PETA pisses a lot of people off with their efforts to sway meat eaters to a vegetarian diet. The controversial campaigns often draw attention for their outlandishness. One particular approach, however, generally irritates no one, and that is the ad campaign featuring hot people, usually actors or models, wearing little or no clothing. Why? Because pretty much everyone likes to look at nearly naked attractive people. That's just clever marketing.
In yet another veggie brainstorm (We assume their metal capacities are larger than their own because they don't eat cows, which are REALLY dumb, and our scientific knowledge (C- in high school biology FTW!) tells us the cow brain seeps into our own causing dumbness and stupidosity.), their "youth division" (they have that?) is holding a Cutest Vegan Alive contest because, once again, everybody likes a nice looking dude or dudette, no matter what their dietary choices.
And one of the finalists is a hometown boy from Channelview, that hotbed of radical lefty vegan thought. Alexander Contreras is an infantryman in the U.S. Army, another place just loaded with vegetarians.

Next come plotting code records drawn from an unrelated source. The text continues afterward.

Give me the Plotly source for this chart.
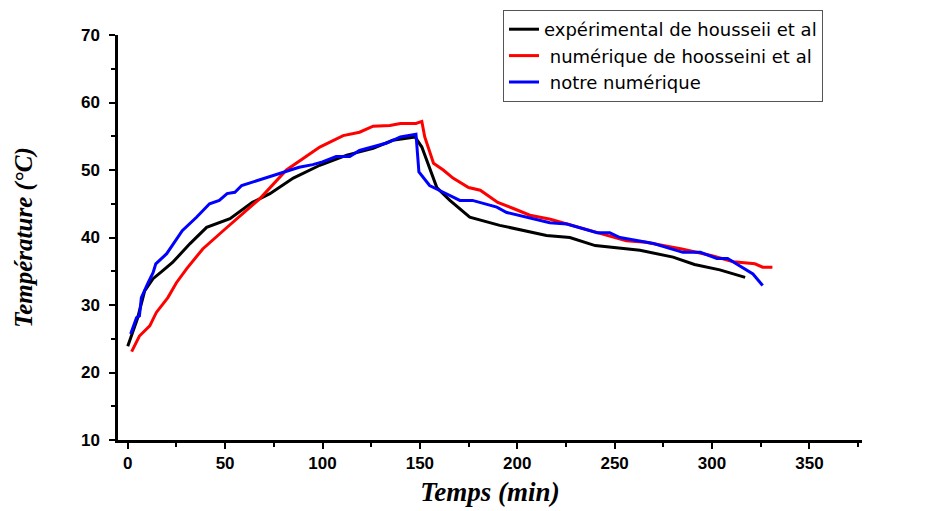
import plotly.graph_objects as go

# experimental (black)
t_exp = [0, 3, 5, 8.7, 13, 18, 23, 32, 40.5, 52.5, 64, 73, 85, 98.6, 112.5, 126, 136, 147.5,
         151, 158.7, 165.4, 175.6, 191, 215, 227, 240, 263, 280, 291, 304, 317]
T_exp = [23.9, 26.5, 28, 32.1, 33.9, 35.1, 36.3, 39.1, 41.5, 42.8, 45.2, 46.5, 48.8, 50.7, 52.2, 53.2, 54.4, 54.9,
         53.4, 47.4, 45.5, 43.0, 41.8, 40.3, 40.0, 38.8, 38.1, 37.1, 36.0, 35.2, 34.1]

# numerical Hosseini (red)
t_hos = [2, 6, 11.3, 14.7, 20.6, 25, 30.3, 38.5, 49, 59, 68, 81.5, 90, 98.6, 110.6, 119, 126, 134.6, 140, 148,
         151, 152.5, 157, 162, 167, 175, 181, 190, 198, 206.5, 217, 241, 256, 266, 284.5, 300, 311, 322, 326, 331]
T_hos = [23.1, 25.4, 26.9, 28.9, 31.1, 33.3, 35.4, 38.3, 41.0, 43.5, 45.8, 50.0, 51.7, 53.4, 55.1, 55.6, 56.5, 56.6, 56.9, 56.9,
         57.2, 54.9, 51.0, 50.0, 48.8, 47.4, 47.0, 45.2, 44.3, 43.3, 42.7, 40.7, 39.5, 39.3, 38.3, 37.3, 36.4, 36.1, 35.6, 35.6]

# our numerical (blue)
t_our = [1.5, 4.5, 6, 7, 10.3, 13, 14.4, 20, 28, 35.3, 42, 47, 51, 55, 58.5, 78, 88, 95, 100, 107, 114, 119, 133, 140,
         148, 149.5, 155, 162, 170.5, 177, 189.5, 194.6, 216.7, 225.5, 241, 247.5, 252.7, 270, 278.5, 285, 294,
         302.5, 308, 315, 321, 326]
T_our = [25.7, 28.1, 28.4, 31.1, 33.2, 34.8, 36.1, 37.6, 41.0, 43.0, 45.0, 45.5, 46.5, 46.7, 47.7, 49.5, 50.4, 50.8, 51.2, 52.0, 52.0, 52.9, 54.0, 54.9,
         55.3, 49.7, 47.7, 46.7, 45.5, 45.5, 44.5, 43.7, 42.2, 42.0, 40.7, 40.7, 40.0, 39.1, 38.4, 37.8, 37.8,
         36.9, 36.9, 35.6, 34.6, 32.9]

series_names = ["expérimental de housseii et al", " numérique de hoosseini et al", " notre numérique"]
series_colors = ["#000000", "#ff0000", "#0000ff"]

x_ticks = [0, 50, 100, 150, 200, 250, 300, 350]
y_ticks = [10, 20, 30, 40, 50, 60, 70]

fig = go.Figure()
for (xs, ys), name, col in zip([(t_exp, T_exp), (t_hos, T_hos), (t_our, T_our)], series_names, series_colors):
    fig.add_trace(go.Scatter(x=xs, y=ys, mode="lines", name=name,
                             line=dict(color=col, width=3)))

tickfont = dict(family="Arial, Liberation Sans, sans-serif", size=17, color="black", weight="bold")

fig.update_layout(
    width=925, height=511,
    margin=dict(l=110, r=71, t=27, b=79, autoexpand=False),
    plot_bgcolor="white", paper_bgcolor="white",
    legend=dict(xref="container", yref="container", x=495/925, y=1 - 2/511,
                xanchor="left", yanchor="top",
                bordercolor="#555555", borderwidth=1, bgcolor="white",
                font=dict(family="DejaVu Sans, sans-serif", size=18, color="black"),
                tracegroupgap=0, itemwidth=30),
    xaxis=dict(range=[-5, 377], tickvals=x_ticks, ticks="outside", ticklen=6, tickwidth=2,
               tickcolor="black", showline=True, linecolor="black", linewidth=2.5,
               showgrid=False, zeroline=False, tickfont=tickfont,
               minor=dict(dtick=25, tick0=0, ticks="outside", ticklen=4, tickwidth=2, tickcolor="black"),
               title=dict(text="Temps (min)", standoff=10,
                          font=dict(family="Liberation Serif, Times New Roman, serif", size=27,
                                    color="black", weight="bold", style="italic"))),
    yaxis=dict(range=[10, 70], tickvals=y_ticks, ticks="outside", ticklen=6, tickwidth=2,
               tickcolor="black", showline=True, linecolor="black", linewidth=2.5,
               showgrid=False, zeroline=False, tickfont=tickfont, ticklabelstandoff=6,
               minor=dict(dtick=5, tick0=0, ticks="outside", ticklen=4, tickwidth=2, tickcolor="black"),
               title=dict(text="Température (°C)", standoff=42,
                          font=dict(family="Liberation Serif, Times New Roman, serif", size=25,
                                    color="black", weight="bold", style="italic"))),
)

fig.write_html("out.html")
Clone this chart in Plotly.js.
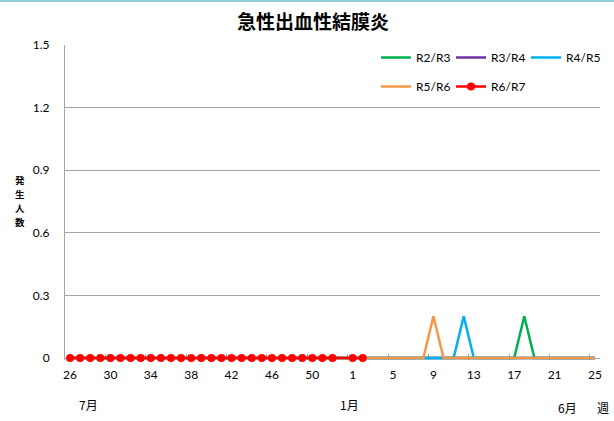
<!DOCTYPE html>
<html>
<head>
<meta charset="utf-8">
<script src="https://cdn.plot.ly/plotly-3.0.1.min.js"></script>
<style>html,body{margin:0;padding:0;background:#fff;}#chart{width:614px;height:421px;}</style>
</head>
<body>
<div id="chart"></div>
<script>
const weeks = ["26","27","28","29","30","31","32","33","34","35","36","37","38","39","40","41","42","43","44","45","46","47","48","49","50","51","52","53","1","2","3","4","5","6","7","8","9","10","11","12","13","14","15","16","17","18","19","20","21","22","23","24","25"];
const tickWeeks = ["26","30","34","38","42","46","50","1","5","9","13","17","21","25"];

const r2r3 = [0,0,0,0,0,0,0,0,0,0, 0,0,0,0,0,0,0,0,0,0, 0,0,0,0,0,0,0,0,0,0, 0,0,0,0,0,0,0,0,0,0, 0,0,0,0,0,0.2,0,0,0,0, 0,0,0];
const r3r4 = [0,0,0,0,0,0,0,0,0,0, 0,0,0,0,0,0,0,0,0,0, 0,0,0,0,0,0,0,0,0,0, 0,0,0,0,0,0,0,0,0,0, 0,0,0,0,0,0,0,0,0,0, 0,0,0];
const r4r5 = [0,0,0,0,0,0,0,0,0,0, 0,0,0,0,0,0,0,0,0,0, 0,0,0,0,0,0,0,0,0,0, 0,0,0,0,0,0,0,0,0,0.2, 0,0,0,0,0,0,0,0,0,0, 0,0,0];
const r5r6 = [0,0,0,0,0,0,0,0,0,0, 0,0,0,0,0,0,0,0,0,0, 0,0,0,0,0,0,0,0,0,0, 0,0,0,0,0,0,0.2,0,0,0, 0,0,0,0,0,0,0,0,0,0, 0,0,0];
const r6r7 = [0,0,0,0,0,0,0,0,0,0, 0,0,0,0,0,0,0,0,0,0, 0,0,0,0,0,0,0,null,0,0, null,null,null,null,null,null,null,null,null,null, null,null,null,null,null,null,null,null,null,null, null,null,null];

const seriesNames = ["R2/R3","R3/R4","R4/R5","R5/R6","R6/R7"];
const monthLabels = ["7月","1月","6月","週"];
const yTitleChars = ["発","生","人","数"];

const L = 65, T = 45, W = 535, H = 315;
const px = v => (v - L) / W;
const py = v => (T + H - v) / H;

const latin = "Lato, 'Noto Sans CJK JP', sans-serif";
const cjk = "'Noto Sans CJK JP', sans-serif";

function lineTrace(name, y, color, legend) {
  return {x: weeks, y: y, name: name, type: 'scatter', mode: 'lines',
    line: {color: color, width: 2.5}, legend: legend, connectgaps: true, cliponaxis: false};
}
const traces = [
  lineTrace(seriesNames[0], r2r3, '#00b050', 'legend'),
  lineTrace(seriesNames[1], r3r4, '#7030a0', 'legend2'),
  lineTrace(seriesNames[2], r4r5, '#00b0f0', 'legend3'),
  lineTrace(seriesNames[3], r5r6, '#f79646', 'legend4'),
  {x: weeks, y: r6r7, name: seriesNames[4], type: 'scatter', mode: 'lines+markers',
   line: {color: '#ff0000', width: 2.5}, marker: {color: '#ff0000', size: 8},
   legend: 'legend5', connectgaps: true, cliponaxis: false}
];

// legend entry: text left edge (px) and row top (px)
function leg(textX, topY) {
  return {x: px(textX - 39), y: py(topY), orientation: 'h', xanchor: 'left', yanchor: 'top',
    font: {family: latin, size: 12, color: '#000'}, bgcolor: 'rgba(0,0,0,0)', itemwidth: 30};
}

function note(text, x, y, size, bold) {
  return {text: text, xref: 'paper', yref: 'paper', x: px(x), y: py(y), showarrow: false,
    xanchor: 'center', yanchor: 'middle',
    font: {family: cjk, size: size, color: '#000', weight: bold ? 700 : 400}};
}

const layout = {
  width: 614, height: 421,
  margin: {l: L, r: 614 - L - W, t: T, b: 421 - T - H, autoexpand: false},
  paper_bgcolor: '#fff', plot_bgcolor: '#fff',
  title: {text: '急性出血性結膜炎', font: {family: cjk, size: 19, color: '#000', weight: 700},
    x: px(313), xref: 'paper', xanchor: 'center', y: 1 - 22/421, yref: 'container', yanchor: 'middle'},
  xaxis: {type: 'category', categoryorder: 'array', categoryarray: weeks,
    range: [-0.5, weeks.length - 0.5], tickmode: 'array', tickvals: tickWeeks, ticktext: tickWeeks,
    tickangle: 0, layer: 'below traces',
    ticks: 'inside', ticklen: 6, tickcolor: '#a6a6a6', tickson: 'boundaries',
    showline: false, showgrid: false, zeroline: false,
    ticklabelstandoff: 6,
    tickfont: {family: latin, size: 12, color: '#000'}, fixedrange: true},
  yaxis: {range: [-0.0096, 1.5], tickmode: 'array', tickvals: [0, 0.3, 0.6, 0.9, 1.2, 1.5],
    ticktext: ["0", "0.3", "0.6", "0.9", "1.2", "1.5"], layer: 'below traces',
    showgrid: true, gridcolor: '#a6a6a6', gridwidth: 1,
    showline: true, linecolor: '#a6a6a6', linewidth: 1, zeroline: false, ticks: '',
    ticklabelstandoff: 12,
    tickfont: {family: latin, size: 12, color: '#000'}, fixedrange: true},
  legend: leg(415, 43),
  legend2: leg(490, 43),
  legend3: leg(565, 43),
  legend4: leg(415, 72),
  legend5: leg(490, 72),
  annotations: [
    note(monthLabels[0], 88, 404, 12, false),
    note(monthLabels[1], 349, 404, 12, false),
    note(monthLabels[2], 567, 408, 12, false),
    note(monthLabels[3], 603, 408, 12, false)
  ].concat(yTitleChars.map((c, i) => note(c, 20, 180 + i * 14, 9.5, true))),
  shapes: [
    {type: 'line', xref: 'paper', yref: 'paper', x0: px(0), x1: px(614), y0: py(1), y1: py(1),
     line: {color: '#8fcfd8', width: 2}}
  ],
  showlegend: true
};

Plotly.newPlot('chart', traces, layout, {staticPlot: true, displayModeBar: false});
</script>
</body>
</html>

According to a press release from PETA, Alexander stopped eating meat after seeing Earthlings and Finding Nemo. Look, we sympathize on that last one. Who wants to eat sweet little Nemo...unless he's served with a delicate white wine and butter sauce...OOOH and maybe some capers and lemon...wait, what?
Anyway, Alexander, 20, shares his vegan dishes with friends, creates videos and even paintings to raise awareness about the plight of animals. So, this dude is an attractive, sensitive, artist, who loves animals also happens to be a badass soldier? I think I just heard about half a million ovaries in the Houston area alone do a backflip.